**To do**
Output every entry exactly as written, but omit the pictures.

-- start Input rows --

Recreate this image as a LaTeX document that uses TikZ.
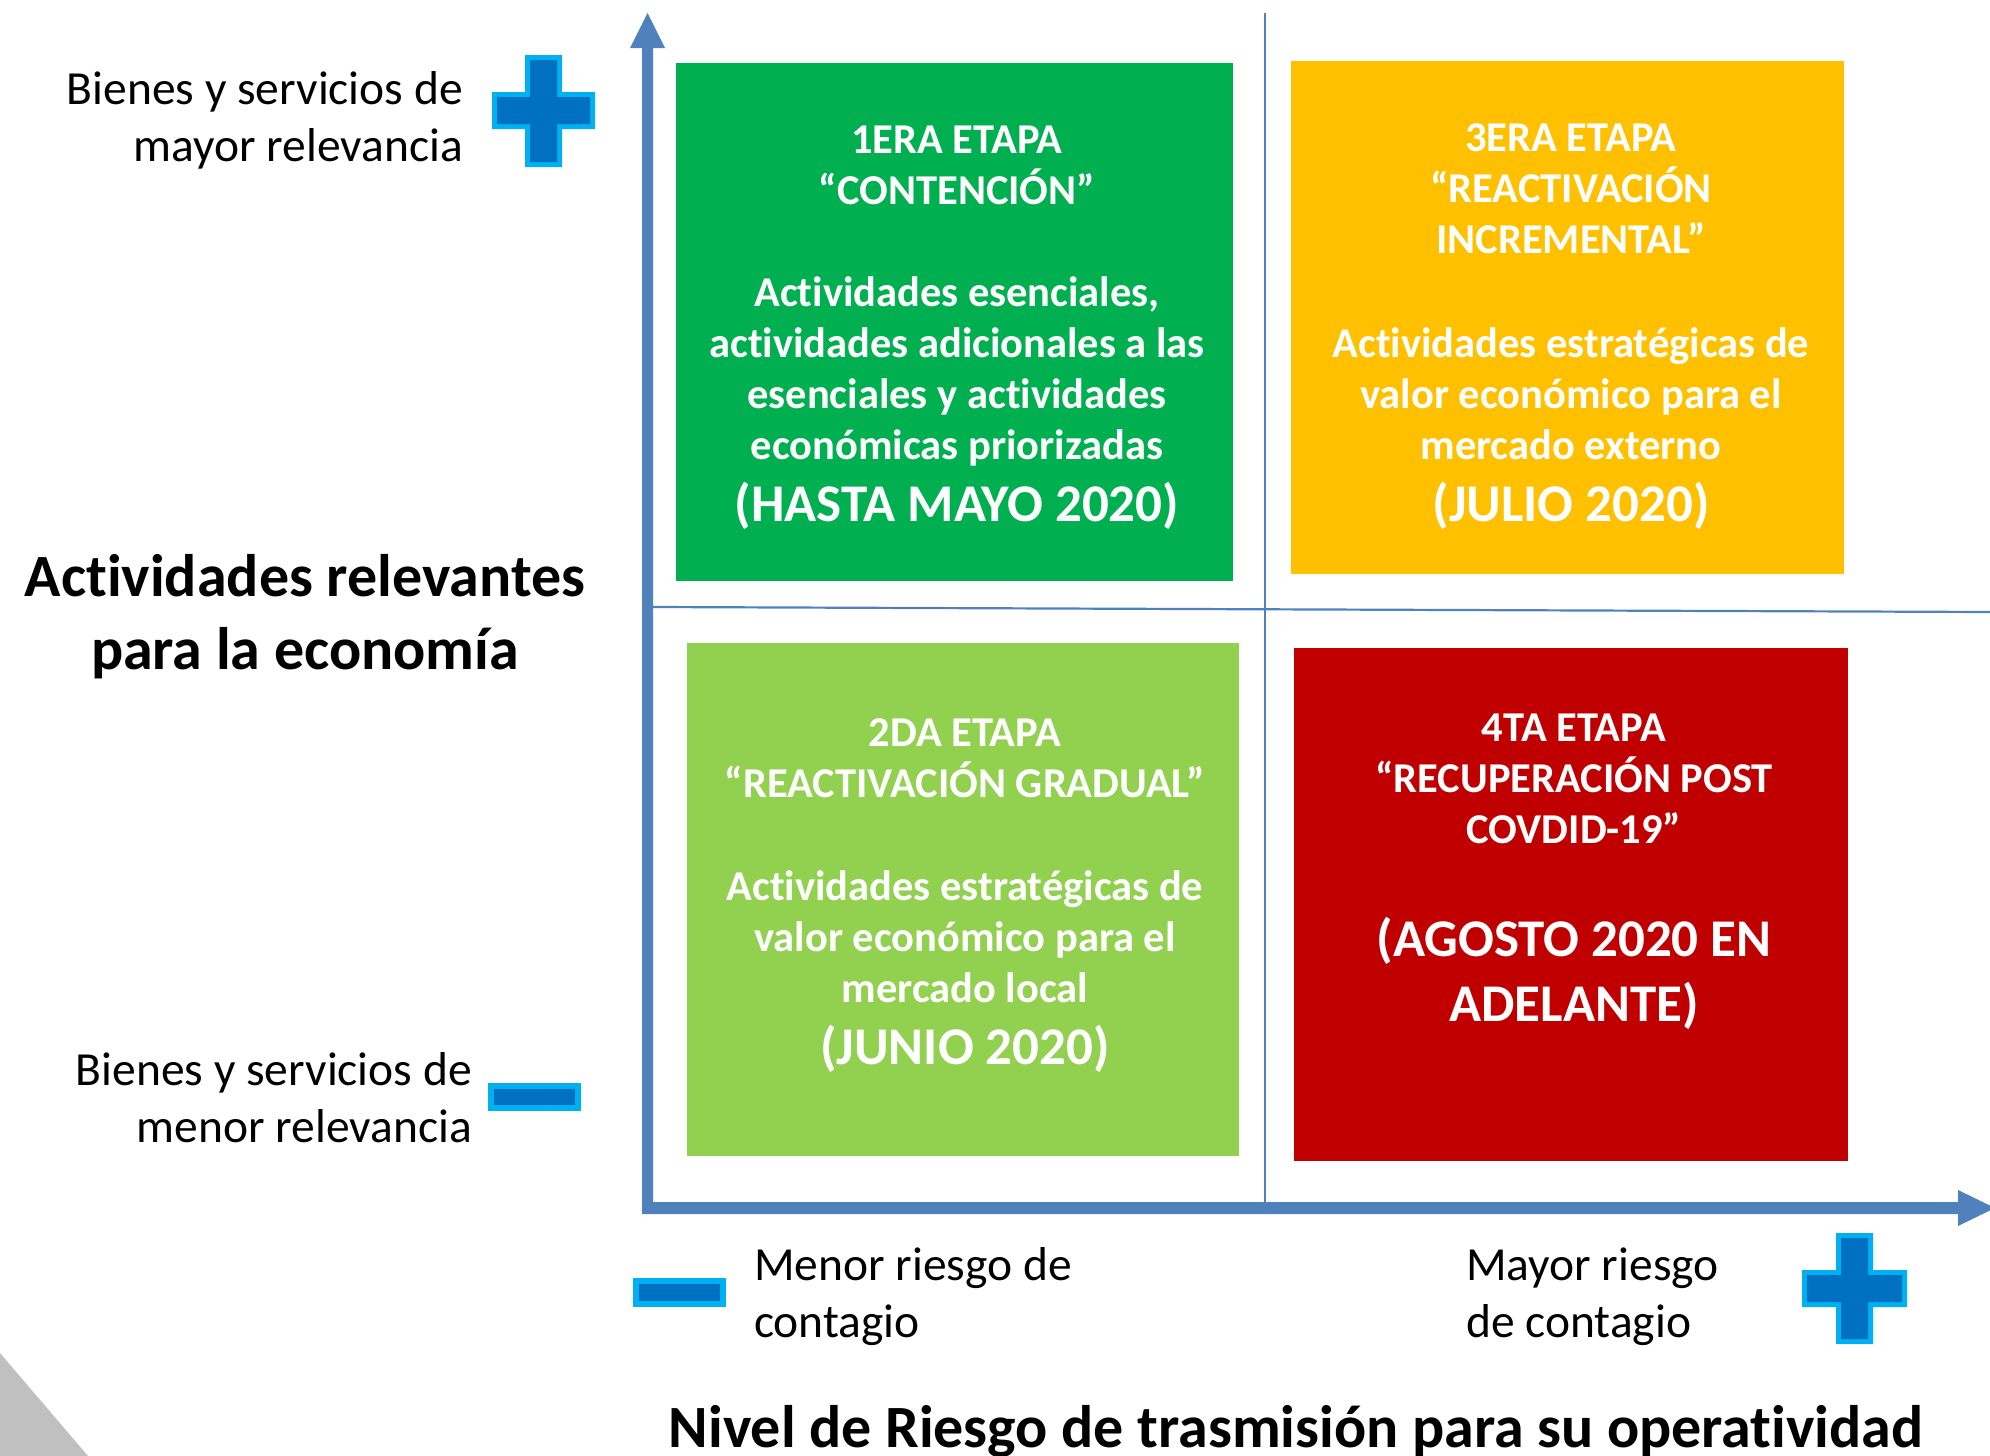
\documentclass[tikz,border=0pt]{standalone}
\usepackage{fontspec}
\setmainfont{Carlito}[Ligatures=NoCommon]
\definecolor{axisblue}{RGB}{79,129,189}
\definecolor{gridblue}{RGB}{79,129,189}
\definecolor{lightblue}{RGB}{0,176,240}
\definecolor{darkblue}{RGB}{0,112,192}
\definecolor{cgreen}{RGB}{0,176,80}
\definecolor{cyellow}{RGB}{255,192,0}
\definecolor{clgreen}{RGB}{146,208,80}
\definecolor{cred}{RGB}{192,0,0}
\definecolor{cgray}{RGB}{192,192,192}
\begin{document}
\begin{tikzpicture}[x=1pt,y=-1pt,
  ln/.style={anchor=base, inner sep=0pt, text=white, font=\bfseries\fontsize{42.5}{50}\selectfont},
  big/.style={anchor=base, inner sep=0pt, text=white, font=\bfseries\fontsize{53}{62}\selectfont},
  side/.style={inner sep=0pt, text=black, font=\fontsize{47.5}{56}\selectfont},
  ttl/.style={anchor=base, inner sep=0pt, text=black, font=\bfseries\fontsize{60}{70}\selectfont},
  grid line/.style={draw=gridblue, line width=2.2pt}]
\useasboundingbox (0,0) rectangle (1990,1456);

% gray corner
\fill[cgray] (0,1353) -- (88,1456) -- (0,1456) -- cycle;

% grid lines
\draw[grid line] (1265,13) -- (1265,1202);
\draw[grid line] (653,607) -- (1990,612);

% boxes
\fill[cgreen] (676,63) rectangle (1233,581);
\fill[cyellow] (1291,61) rectangle (1844,574);
\fill[clgreen] (687,643) rectangle (1239,1156);
\fill[cred] (1294,648) rectangle (1848,1161);

% axes
\fill[axisblue] (642,1214) -- (642,48) -- (630,48) -- (647.5,13) -- (665,48) -- (653,48) -- (653,1202) -- (1958,1202) -- (1958,1190) -- (1995,1208) -- (1958,1226) -- (1958,1214) -- cycle;

% plus top left
\fill[lightblue] (525,55) -- (562,55) -- (562,92) -- (595,92) -- (595,129) -- (562,129) -- (562,167) -- (525,167) -- (525,129) -- (492,129) -- (492,92) -- (525,92) -- cycle;
\fill[darkblue] (530,60) -- (557,60) -- (557,97) -- (590,97) -- (590,124) -- (557,124) -- (557,162) -- (530,162) -- (530,124) -- (497,124) -- (497,97) -- (530,97) -- cycle;
% plus bottom right
\fill[lightblue] (1836,1233) -- (1873,1233) -- (1873,1270) -- (1907,1270) -- (1907,1307) -- (1873,1307) -- (1873,1344) -- (1836,1344) -- (1836,1307) -- (1802,1307) -- (1802,1270) -- (1836,1270) -- cycle;
\fill[darkblue] (1841,1238) -- (1868,1238) -- (1868,1275) -- (1902,1275) -- (1902,1302) -- (1868,1302) -- (1868,1339) -- (1841,1339) -- (1841,1302) -- (1807,1302) -- (1807,1275) -- (1841,1275) -- cycle;
% minus left
\fill[lightblue] (488,1083) rectangle (581,1111);
\fill[darkblue] (494,1089) rectangle (575,1105);
% minus bottom
\fill[lightblue] (633,1278) rectangle (726,1307);
\fill[darkblue] (639,1284) rectangle (720,1301);

% green box text
\node[ln] (g1) at (957,153) {1ERA ETAPA};
\node[ln] (g2) at (957,204) {“CONTENCIÓN”};
\node[ln] (g3) at (957,306) {Actividades esenciales,};
\node[ln] (g4) at (957,357) {actividades adicionales a las};
\node[ln] (g5) at (957,408) {esenciales y actividades};
\node[ln] (g6) at (957,459) {económicas priorizadas};
\node[big] (g7) at (957,521) {(HASTA MAYO 2020)};

% yellow box text
\node[ln] (y1) at (1571,151) {3ERA ETAPA};
\node[ln] (y2) at (1571,202) {“REACTIVACIÓN};
\node[ln] (y3) at (1571,253) {INCREMENTAL”};
\node[ln] (y4) at (1571,357) {Actividades estratégicas de};
\node[ln] (y5) at (1571,408) {valor económico para el};
\node[ln] (y6) at (1571,459) {mercado externo};
\node[big] (y7) at (1571,521) {(JULIO 2020)};

% light green box text
\node[ln] (l1) at (965,746) {2DA ETAPA};
\node[ln] (l2) at (965,797) {“REACTIVACIÓN GRADUAL”};
\node[ln] (l3) at (965,900) {Actividades estratégicas de};
\node[ln] (l4) at (965,951) {valor económico para el};
\node[ln] (l5) at (965,1002) {mercado local};
\node[big] (l6) at (965,1064) {(JUNIO 2020)};

% red box text
\node[ln] (r1) at (1574,741) {4TA ETAPA};
\node[ln] (r2) at (1574,792) {“RECUPERACIÓN POST};
\node[ln] (r3) at (1574,843) {COVDID-19”};
\node[big] (r4) at (1574,956) {(AGOSTO 2020 EN};
\node[big] (r5) at (1574,1021) {ADELANTE)};

% side labels
\node[side, anchor=base east] (s1) at (463,104) {Bienes y servicios de};
\node[side, anchor=base east] (s2) at (463,161) {mayor relevancia};
\node[side, anchor=base east] (s3) at (472,1085) {Bienes y servicios de};
\node[side, anchor=base east] (s4) at (472,1142) {menor relevancia};
\node[side, anchor=base west] (m1) at (754,1280) {Menor riesgo de};
\node[side, anchor=base west] (m2) at (754,1337) {contagio};
\node[side, anchor=base west] (p1) at (1466,1280) {Mayor riesgo};
\node[side, anchor=base west] (p2) at (1466,1337) {de contagio};

% titles
\node[ttl] (t1) at (305,596) {Actividades relevantes};
\node[ttl] (t2) at (305,669) {para la economía};
\node[ttl] (t3) at (1296,1447) {Nivel de Riesgo de trasmisión para su operatividad};
\end{tikzpicture}
\end{document}
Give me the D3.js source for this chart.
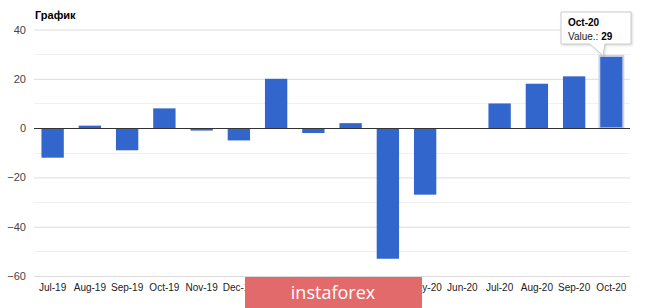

-- end Input rows --

**Written solution**
Recreate this image as a LaTeX document that uses TikZ.
\documentclass[tikz,border=0pt]{standalone}
\usepackage{fontspec}
\setmainfont{Carlito}[Ligatures=NoCommon]
\definecolor{axisblue}{RGB}{79,129,189}
\definecolor{gridblue}{RGB}{79,129,189}
\definecolor{lightblue}{RGB}{0,176,240}
\definecolor{darkblue}{RGB}{0,112,192}
\definecolor{cgreen}{RGB}{0,176,80}
\definecolor{cyellow}{RGB}{255,192,0}
\definecolor{clgreen}{RGB}{146,208,80}
\definecolor{cred}{RGB}{192,0,0}
\definecolor{cgray}{RGB}{192,192,192}
\begin{document}
\begin{tikzpicture}[x=1pt,y=-1pt,
  ln/.style={anchor=base, inner sep=0pt, text=white, font=\bfseries\fontsize{42.5}{50}\selectfont},
  big/.style={anchor=base, inner sep=0pt, text=white, font=\bfseries\fontsize{53}{62}\selectfont},
  side/.style={inner sep=0pt, text=black, font=\fontsize{47.5}{56}\selectfont},
  ttl/.style={anchor=base, inner sep=0pt, text=black, font=\bfseries\fontsize{60}{70}\selectfont},
  grid line/.style={draw=gridblue, line width=2.2pt}]
\useasboundingbox (0,0) rectangle (1990,1456);

% gray corner
\fill[cgray] (0,1353) -- (88,1456) -- (0,1456) -- cycle;

% grid lines
\draw[grid line] (1265,13) -- (1265,1202);
\draw[grid line] (653,607) -- (1990,612);

% boxes
\fill[cgreen] (676,63) rectangle (1233,581);
\fill[cyellow] (1291,61) rectangle (1844,574);
\fill[clgreen] (687,643) rectangle (1239,1156);
\fill[cred] (1294,648) rectangle (1848,1161);

% axes
\fill[axisblue] (642,1214) -- (642,48) -- (630,48) -- (647.5,13) -- (665,48) -- (653,48) -- (653,1202) -- (1958,1202) -- (1958,1190) -- (1995,1208) -- (1958,1226) -- (1958,1214) -- cycle;

% plus top left
\fill[lightblue] (525,55) -- (562,55) -- (562,92) -- (595,92) -- (595,129) -- (562,129) -- (562,167) -- (525,167) -- (525,129) -- (492,129) -- (492,92) -- (525,92) -- cycle;
\fill[darkblue] (530,60) -- (557,60) -- (557,97) -- (590,97) -- (590,124) -- (557,124) -- (557,162) -- (530,162) -- (530,124) -- (497,124) -- (497,97) -- (530,97) -- cycle;
% plus bottom right
\fill[lightblue] (1836,1233) -- (1873,1233) -- (1873,1270) -- (1907,1270) -- (1907,1307) -- (1873,1307) -- (1873,1344) -- (1836,1344) -- (1836,1307) -- (1802,1307) -- (1802,1270) -- (1836,1270) -- cycle;
\fill[darkblue] (1841,1238) -- (1868,1238) -- (1868,1275) -- (1902,1275) -- (1902,1302) -- (1868,1302) -- (1868,1339) -- (1841,1339) -- (1841,1302) -- (1807,1302) -- (1807,1275) -- (1841,1275) -- cycle;
% minus left
\fill[lightblue] (488,1083) rectangle (581,1111);
\fill[darkblue] (494,1089) rectangle (575,1105);
% minus bottom
\fill[lightblue] (633,1278) rectangle (726,1307);
\fill[darkblue] (639,1284) rectangle (720,1301);

% green box text
\node[ln] (g1) at (957,153) {1ERA ETAPA};
\node[ln] (g2) at (957,204) {“CONTENCIÓN”};
\node[ln] (g3) at (957,306) {Actividades esenciales,};
\node[ln] (g4) at (957,357) {actividades adicionales a las};
\node[ln] (g5) at (957,408) {esenciales y actividades};
\node[ln] (g6) at (957,459) {económicas priorizadas};
\node[big] (g7) at (957,521) {(HASTA MAYO 2020)};

% yellow box text
\node[ln] (y1) at (1571,151) {3ERA ETAPA};
\node[ln] (y2) at (1571,202) {“REACTIVACIÓN};
\node[ln] (y3) at (1571,253) {INCREMENTAL”};
\node[ln] (y4) at (1571,357) {Actividades estratégicas de};
\node[ln] (y5) at (1571,408) {valor económico para el};
\node[ln] (y6) at (1571,459) {mercado externo};
\node[big] (y7) at (1571,521) {(JULIO 2020)};

% light green box text
\node[ln] (l1) at (965,746) {2DA ETAPA};
\node[ln] (l2) at (965,797) {“REACTIVACIÓN GRADUAL”};
\node[ln] (l3) at (965,900) {Actividades estratégicas de};
\node[ln] (l4) at (965,951) {valor económico para el};
\node[ln] (l5) at (965,1002) {mercado local};
\node[big] (l6) at (965,1064) {(JUNIO 2020)};

% red box text
\node[ln] (r1) at (1574,741) {4TA ETAPA};
\node[ln] (r2) at (1574,792) {“RECUPERACIÓN POST};
\node[ln] (r3) at (1574,843) {COVDID-19”};
\node[big] (r4) at (1574,956) {(AGOSTO 2020 EN};
\node[big] (r5) at (1574,1021) {ADELANTE)};

% side labels
\node[side, anchor=base east] (s1) at (463,104) {Bienes y servicios de};
\node[side, anchor=base east] (s2) at (463,161) {mayor relevancia};
\node[side, anchor=base east] (s3) at (472,1085) {Bienes y servicios de};
\node[side, anchor=base east] (s4) at (472,1142) {menor relevancia};
\node[side, anchor=base west] (m1) at (754,1280) {Menor riesgo de};
\node[side, anchor=base west] (m2) at (754,1337) {contagio};
\node[side, anchor=base west] (p1) at (1466,1280) {Mayor riesgo};
\node[side, anchor=base west] (p2) at (1466,1337) {de contagio};

% titles
\node[ttl] (t1) at (305,596) {Actividades relevantes};
\node[ttl] (t2) at (305,669) {para la economía};
\node[ttl] (t3) at (1296,1447) {Nivel de Riesgo de trasmisión para su operatividad};
\end{tikzpicture}
\end{document}
Give me the D3.js source for this chart.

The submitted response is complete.